Like Gary Woodland in the U.S. Open—another geezer at 35—each is the story of a player who had great potential and widely recognized talent, yet experienced more downs than ups before winning. Golf’s a weird, cruel game that way, which makes the suggestion of today’s youth being better prepared to win than ever more hype than fact.
Since the start of 2019, there have been nine winners in their 20s. Two won events opposite to more significant tournaments, one was a player who since turned 30 (Rory McIlroy) and another was Brooks Koepka, who is 29. At 25, Xander Schauffele is 2019’s younger winner on the PGA Tour and that was in January. Going back to the fall, Cameron Champ’s win at 23 makes him 2018-19’s youngest.
With Reavie’s victory at Travelers, the average age of 2018-19 PGA Tour winners holds steady at 33, while the top 20 in FedExCup points average 32.6.
There should be nothing wrong with golfers peaking in their 30s. Such a phenomenon, to the surprise of no one, would be something to celebrate as a reward for longevity and experience gained.
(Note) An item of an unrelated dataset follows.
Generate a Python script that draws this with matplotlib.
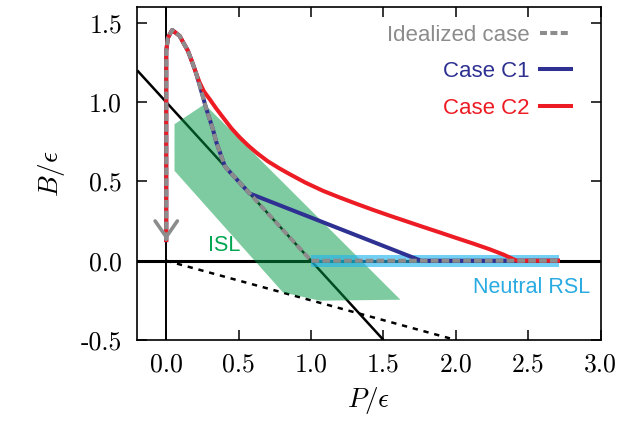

But as Eamon Lynch notes in this column juxtaposing the invasion of youth at the Travelers with one-time child phenom Michelle Wie’s suggestion she has little left in the tank, the youth (and the people pushing them to turn pro) can learn a thing or two about the big picture.
If we are seeing the truncating of Wie’s playing career, it is an aching loss for golf, and not just women’s golf. There is no more melancholy sight in sport than that of a sublime talent whose potential goes largely unrealized.
Wie is an exemplar of how the natural, joyous passion of a child can become the challenging, frustrating job of a professional. Yet by no measure have these been fruitless years. Whatever the capricious whims of golf inflicted, she is a winner, a Stanford graduate, a poised public figure even under intense scrutiny. That’s why, as Wie inches with characteristic grace toward the door marked ‘Exit’, young men like Hovland and Wolff who are entering the professional ranks would do well to learn from her example.
There will always be phenoms. But it’s still quite confounding to see the push to hype young players with so little appreciation for the long game in a sport that has generally seen few players peak young.